■ Exercise aim ■
The lines to extract run from the start of the records through the line with "return cx +", both ends included; drop the pictures.

■ Supplied records ■
━━━━━━━━

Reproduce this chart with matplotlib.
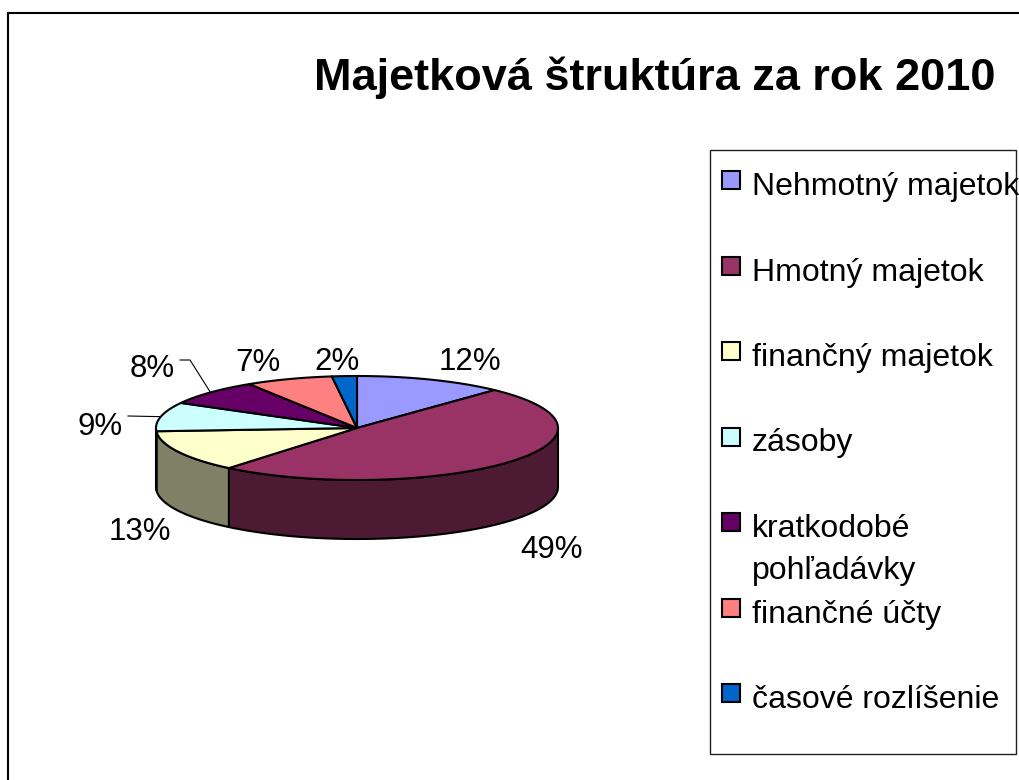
import numpy as np
import matplotlib
matplotlib.use("Agg")
import matplotlib.pyplot as plt
from matplotlib.patches import Polygon, Rectangle
from matplotlib.colors import to_rgb

# ---- data ----
categories = ["Nehmotný majetok", "Hmotný majetok", "finančný majetok", "zásoby",
              "kratkodobé\npohľadávky", "finančné účty", "časové rozlíšenie"]
values = [12, 49, 13, 9, 8, 7, 2]
title = "Majetková štruktúra za rok 2010"

# ---- styles / layout ----
colors = ["#9999FF", "#993366", "#FFFFCC", "#CCFFFF", "#660066", "#FF8080", "#0066CC"]
FONT = "Liberation Sans"
W, H = 1019, 780
cx, cy, rx, ry, depth = 357, 428, 201, 52, 59
label_xy = [(470, 362), (552, 550), (140, 532), (100, 427), (152, 369), (258, 363), (337, 362)]
leader_start = {3: [(128, 416)], 4: [(180, 360), (190, 360)]}

fig = plt.figure(figsize=(W / 100, H / 100), dpi=100)
ax = fig.add_axes([0, 0, 1, 1])
ax.set_xlim(0, W)
ax.set_ylim(H, 0)
ax.axis("off")

# outer chart border (left and top)
ax.plot([8, 8, W], [H, 13, 13], color="black", lw=1.5, solid_joinstyle="miter")

vals = np.asarray(values, dtype=float)
cum = np.concatenate([[0], np.cumsum(vals)]) / vals.sum() * 360.0


def pt(theta, dy=0.0):
    t = np.radians(theta)
    return cx + rx * np.sin(t), cy - ry * np.cos(t) + dy


# side walls (front half only: 90..270 deg clockwise from top)
for i in range(len(vals)):
    lo, hi = max(cum[i], 90), min(cum[i + 1], 270)
    if lo < hi:
        t = np.linspace(lo, hi, 200)
        xt, yt = pt(t)
        xb, yb = pt(t, depth)
        xs = np.concatenate([xt, xb[::-1]])
        ys = np.concatenate([yt, yb[::-1]])
        side = tuple(c * 0.5 for c in to_rgb(colors[i]))
        ax.add_patch(Polygon(np.column_stack([xs, ys]), closed=True, facecolor=side,
                             edgecolor="black", lw=1.5, joinstyle="round"))

# top faces
for i in range(len(vals)):
    t = np.linspace(cum[i], cum[i + 1], 200)
    xt, yt = pt(t)
    xs = np.concatenate([[cx], xt])
    ys = np.concatenate([[cy], yt])
    ax.add_patch(Polygon(np.column_stack([xs, ys]), closed=True, facecolor=colors[i],
                         edgecolor="black", lw=1.5, joinstyle="round"))

# percentage labels
pct = vals / vals.sum() * 100
for i, (x, y) in enumerate(label_xy):
    ax.text(x, y, f"{pct[i]:.0f}%", fontsize=22.5, family=FONT, ha="center", va="center")

# leader lines
for i, pts in leader_start.items():
    mid = (cum[i] + cum[i + 1]) / 2
    ex, ey = pt(mid)
    xs = [p[0] for p in pts] + [ex]
    ys = [p[1] for p in pts] + [ey]
    ax.plot(xs, ys, color="black", lw=0.8)

# title
ax.text(655, 78, title, fontsize=32.5, fontweight="bold", family=FONT, ha="center", va="center")

# legend
ax.add_patch(Rectangle((710, 150), 306, 604, facecolor="white", edgecolor="#222222", lw=1.0))
y0, step, line_h = 187, 85.5, 42
for i, lab in enumerate(categories):
    yc = y0 + i * step
    ax.add_patch(Rectangle((722, yc - 16), 18, 18, facecolor=colors[i], edgecolor="black", lw=1.5))
    for k, line in enumerate(lab.split("\n")):
        ax.text(752, yc + k * line_h, line, fontsize=23, family=FONT, ha="left", va="center")

fig.savefig("out.png", dpi=100)
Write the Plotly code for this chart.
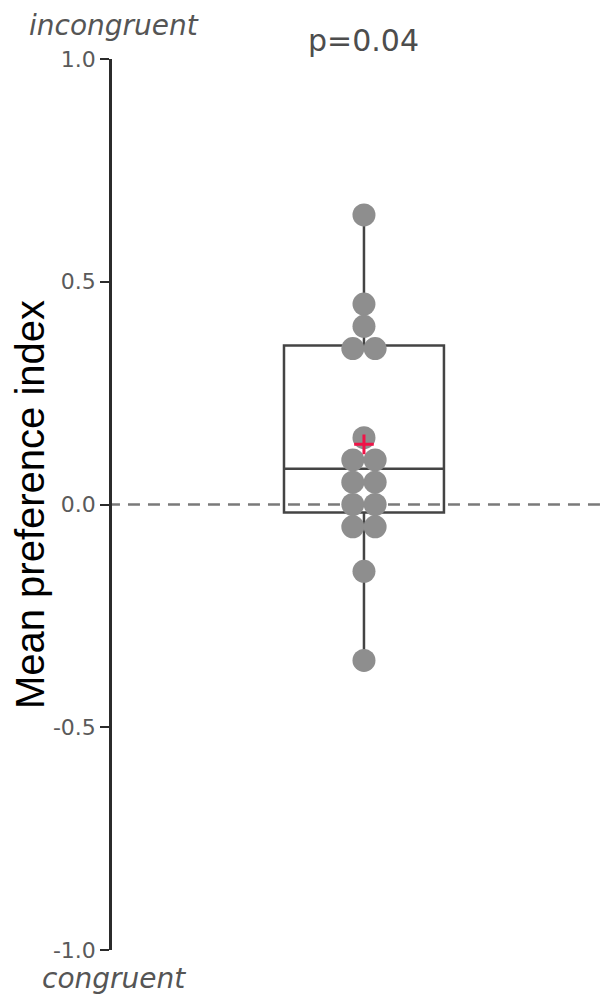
import plotly.graph_objects as go
from collections import Counter

# Data (dot-plot binned values)
values = [0.65, 0.45, 0.40, 0.35, 0.35, 0.15, 0.10, 0.10, 0.05, 0.05,
          0.00, 0.00, -0.05, -0.05, -0.15, -0.35]
box_q1 = -0.018
box_median = 0.08
box_q3 = 0.357
box_lower = -0.35
box_upper = 0.65
mean_value = 0.135
p_label = "p=0.04"
top_label = "incongruent"
bottom_label = "congruent"
y_title = "Mean preference index"
y_ticks = [-1.0, -0.5, 0.0, 0.5, 1.0]
y_ticktext = ["-1.0", "-0.5", "0.0", "0.5", "1.0"]

# stack duplicated values side by side (dot plot style)
counts = Counter(values)
seen = Counter()
dot_x, dot_y = [], []
spacing = 0.09
for v in values:
    n = counts[v]
    k = seen[v]
    seen[v] += 1
    dot_x.append((k - (n - 1) / 2) * spacing)
    dot_y.append(v)

fig = go.Figure()

fig.add_trace(go.Scatter(
    x=[-2, 2], y=[0, 0], mode="lines",
    line=dict(color="#7a7a7a", width=2.5, dash="12px,8px"),
    hoverinfo="skip", showlegend=False))

fig.add_trace(go.Scatter(
    x=dot_x, y=dot_y, mode="markers",
    marker=dict(size=23, color="#8e8e8e", line=dict(width=0)),
    showlegend=False))

fig.add_trace(go.Box(
    x=[0], q1=[box_q1], median=[box_median], q3=[box_q3],
    lowerfence=[box_lower], upperfence=[box_upper],
    width=0.645, whiskerwidth=0,
    line=dict(color="#444444", width=2.5),
    fillcolor="rgba(0,0,0,0)", boxpoints=False, showlegend=False))

fig.add_trace(go.Scatter(
    x=[0], y=[mean_value], mode="markers",
    marker=dict(symbol="cross-thin", size=14, color="#f01448",
                line=dict(width=3, color="#f01448")),
    showlegend=False))

fig.update_layout(
    width=600, height=990,
    margin=dict(l=104, r=0, t=51, b=48, autoexpand=False),
    paper_bgcolor="white", plot_bgcolor="white",
    font=dict(family="DejaVu Sans", color="#555555"),
    xaxis=dict(range=[-1.016, 0.984], visible=False, fixedrange=True),
    yaxis=dict(
        range=[-1, 1], tickvals=y_ticks, ticktext=y_ticktext,
        showgrid=False, zeroline=False, automargin=False,
        showline=True, linecolor="#2b2b2b", linewidth=2.5,
        ticks="outside", ticklen=9, tickwidth=2, tickcolor="#2b2b2b",
        tickfont=dict(family="DejaVu Sans", size=22, color="#5a5a5a"),
        title=dict(text=y_title, standoff=6,
                   font=dict(family="Liberation Sans", size=40, color="#000000")),
    ),
    annotations=[
        dict(text=top_label, xref="paper", yref="paper", x=0, y=1,
             xanchor="center", yanchor="middle", yshift=34, xshift=2, showarrow=False,
             font=dict(family="DejaVu Sans", size=28, color="#555555", style="italic")),
        dict(text=bottom_label, xref="paper", yref="paper", x=0, y=0,
             xanchor="center", yanchor="middle", yshift=-28, xshift=2, showarrow=False,
             font=dict(family="DejaVu Sans", size=28, color="#555555", style="italic")),
        dict(text=p_label, xref="x", yref="paper", x=0, y=1,
             xanchor="center", yanchor="middle", yshift=19, showarrow=False,
             font=dict(family="DejaVu Sans", size=30, color="#4d4d4d")),
    ],
)

fig.write_html("out.html")
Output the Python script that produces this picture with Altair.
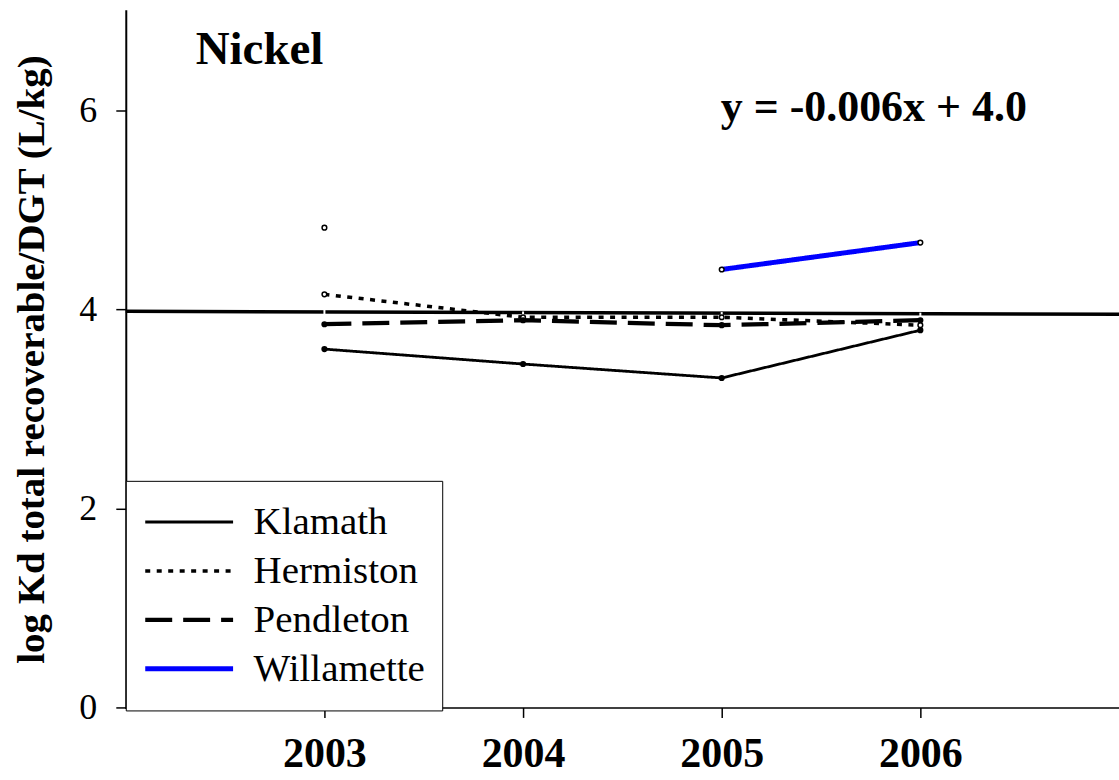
import altair as alt
import pandas as pd

# Annual log Kd values for nickel at each site
years = [2003, 2004, 2005, 2006]
sites = ["Klamath", "Hermiston", "Pendleton", "Willamette"]
klamath = [3.60, 3.45, 3.31, 3.79]
hermiston = [4.15, 3.92, 3.92, 3.84]
pendleton = [3.85, 3.89, 3.84, 3.89]
willamette = [4.82, None, 4.40, 4.67]

# Fitted trend line end points
reg_x = [2002, 2007]
reg_y = [3.98, 3.95]

colors = ["black", "black", "black", "#0000ff"]
dashes = [[1, 0], [5, 6.5], [27, 11], [1, 0]]
widths = [2.8, 5, 3, 3]
fills = ["black", "white", "black", "white"]

FONT = "Liberation Serif"

rows = []
for site, vals in zip(sites, [klamath, hermiston, pendleton, willamette]):
    seg = 0
    for yr, v in zip(years, vals):
        if v is None:
            seg += 1
            continue
        rows.append({"site": site, "year": yr, "kd": v, "seg": f"{site}-{seg}"})
df = pd.DataFrame(rows)

reg_df = pd.DataFrame({"year": reg_x, "kd": reg_y})

# white gaps at each year across the black series and the trend line
black = df[df["site"] != "Willamette"]
span = black.groupby("year")["kd"].agg(["min", "max"]).reset_index()
reg_at = {yr: reg_y[0] + (reg_y[1] - reg_y[0]) * (yr - reg_x[0]) / (reg_x[1] - reg_x[0]) for yr in years}
span["max"] = [max(m, reg_at[y] + 0.01) for y, m in zip(span["year"], span["max"])]

x_enc = alt.X(
    "year:Q",
    scale=alt.Scale(domain=[2002, 2007], nice=False, zero=False),
    axis=alt.Axis(
        values=years, format="d", title=None, grid=False,
        labelFont=FONT, labelFontSize=42, labelFontWeight="bold", labelColor="black",
        tickColor="black", tickSize=10, tickWidth=1.5, labelPadding=16,
        domainColor="black", domainWidth=1.5,
    ),
)
y_enc = alt.Y(
    "kd:Q",
    scale=alt.Scale(domain=[0, 7], nice=False),
    axis=alt.Axis(
        values=[0, 2, 4, 6], format="d", title="log Kd total recoverable/DGT (L/kg)", grid=False,
        labelFont=FONT, labelFontSize=36, labelColor="black", labelPadding=19,
        titleFont=FONT, titleFontSize=39, titleFontWeight="bold", titleColor="black",
        titlePadding=27,
        tickColor="black", tickSize=10, tickWidth=1.5,
        domainColor="black", domainWidth=2,
    ),
)

reg_line = alt.Chart(reg_df).mark_line(color="black", strokeWidth=3.5).encode(
    x=x_enc, y=y_enc
)

legend = alt.Legend(
    title=None, orient="none", legendX=0, legendY=471,
    labelFont=FONT, labelFontSize=39, labelColor="black", labelOffset=18,
    symbolType="stroke", symbolSize=7744, symbolStrokeColor="black",
    clipHeight=48.5, rowPadding=0,
    fillColor="white", strokeColor="black", padding=17,
    labelLimit=400,
)

lines = alt.Chart(df).mark_line().encode(
    x=alt.X("year:Q"),
    y=alt.Y("kd:Q"),
    detail="seg:N",
    color=alt.Color("site:N", scale=alt.Scale(domain=sites, range=colors), legend=legend),
    strokeDash=alt.StrokeDash("site:N", scale=alt.Scale(domain=sites, range=dashes), legend=legend),
    strokeWidth=alt.StrokeWidth("site:N", scale=alt.Scale(domain=sites, range=widths), legend=legend),
)

gaps = alt.Chart(span).mark_rule(color="white", strokeWidth=2).encode(
    x="year:Q", y="min:Q", y2="max:Q"
)

points = alt.Chart(df).mark_point(filled=False, size=22, strokeWidth=1.5, opacity=1).encode(
    x="year:Q",
    y="kd:Q",
    fill=alt.Fill("site:N", scale=alt.Scale(domain=sites, range=fills), legend=None),
    stroke=alt.value("black"),
)

title_txt = alt.Chart(pd.DataFrame({"t": ["Nickel"]})).mark_text(
    font=FONT, fontSize=47, fontWeight="bold", align="left", baseline="alphabetic", color="black"
).encode(text="t:N", x=alt.value(70), y=alt.value(53))

eq_txt = alt.Chart(pd.DataFrame({"t": ["y = -0.006x + 4.0"]})).mark_text(
    font=FONT, fontSize=44, fontWeight="bold", align="left", baseline="alphabetic", color="black"
).encode(text="t:N", x=alt.value(596), y=alt.value(111))

chart = alt.layer(reg_line, lines, gaps, points, title_txt, eq_txt).properties(
    width=995, height=698,
    autosize=alt.AutoSizeParams(type="none"),
    padding={"left": 126, "top": 10, "right": 0, "bottom": 72},
).configure_view(stroke=None).configure_axis(
    domainCap="square"
)

chart.save("out.html", embed_options={"renderer": "svg", "actions": False})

━━━━━━━━

■ Solution to this exercise ■
Reproduce this chart with matplotlib.
import numpy as np
import matplotlib
matplotlib.use("Agg")
import matplotlib.pyplot as plt
from matplotlib.patches import Polygon, Rectangle
from matplotlib.colors import to_rgb

# ---- data ----
categories = ["Nehmotný majetok", "Hmotný majetok", "finančný majetok", "zásoby",
              "kratkodobé\npohľadávky", "finančné účty", "časové rozlíšenie"]
values = [12, 49, 13, 9, 8, 7, 2]
title = "Majetková štruktúra za rok 2010"

# ---- styles / layout ----
colors = ["#9999FF", "#993366", "#FFFFCC", "#CCFFFF", "#660066", "#FF8080", "#0066CC"]
FONT = "Liberation Sans"
W, H = 1019, 780
cx, cy, rx, ry, depth = 357, 428, 201, 52, 59
label_xy = [(470, 362), (552, 550), (140, 532), (100, 427), (152, 369), (258, 363), (337, 362)]
leader_start = {3: [(128, 416)], 4: [(180, 360), (190, 360)]}

fig = plt.figure(figsize=(W / 100, H / 100), dpi=100)
ax = fig.add_axes([0, 0, 1, 1])
ax.set_xlim(0, W)
ax.set_ylim(H, 0)
ax.axis("off")

# outer chart border (left and top)
ax.plot([8, 8, W], [H, 13, 13], color="black", lw=1.5, solid_joinstyle="miter")

vals = np.asarray(values, dtype=float)
cum = np.concatenate([[0], np.cumsum(vals)]) / vals.sum() * 360.0


def pt(theta, dy=0.0):
    t = np.radians(theta)
    return cx + rx * np.sin(t), cy - ry * np.cos(t) + dy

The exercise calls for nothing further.